Sir Richard Madox Bromley (11 June 1813 – 30 November 1865) was an English civil servant.

==Life==
Bromley traced his descent to Sir Thomas Bromley (1530–1587), Lord High Chancellor of England in the reign of Elizabeth. He was the second son of Samuel Bromley, surgeon in the Royal Navy, and Mary, daughter of Tristram Maries Madox of Greenwich, and was born on 11 June 1813. He was educated at Lewisham grammar school, and in 1829 entered the Admiralty department of the civil service.

In 1846 Bromley was appointed to visit the dockyards on a confidential mission, shortly after which he was named accountant to the Burgoyne commission on the Irish famine.

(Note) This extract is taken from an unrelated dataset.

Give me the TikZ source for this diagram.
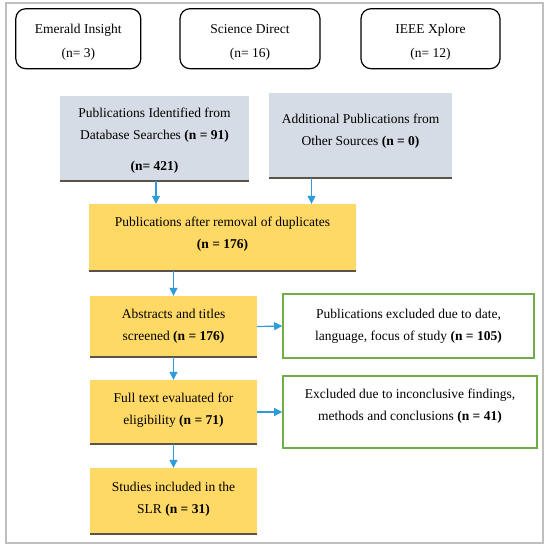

Here the system which he introduced into the accounts had the effect of bringing more than half a million sterling back to the exchequer, and attracted the attention of the House of Commons. The success with which he had discharged his duties led to his being in 1848 appointed secretary to the commission for auditing the public accounts, in which he introduced improvements which in a great degree remodelled the working of the department. From this period he was frequently employed on special commissions of inquiry into public departments, including that appointed in 1849 for a revision of the dockyards, and that of 1853 on the contract packet system.

On the outbreak of hostilities with Russia he was appointed accountant-general of the navy, the affairs of which he administered with marked ability and success, and in September 1854 was made a civil Companion of the Bath. In 1858 he was created Knight Commander of the Bath. On retirement from his office through ill-health he was on 31 March 1863 appointed a commissioner of Greenwich Hospital. He died on 30 November 1865.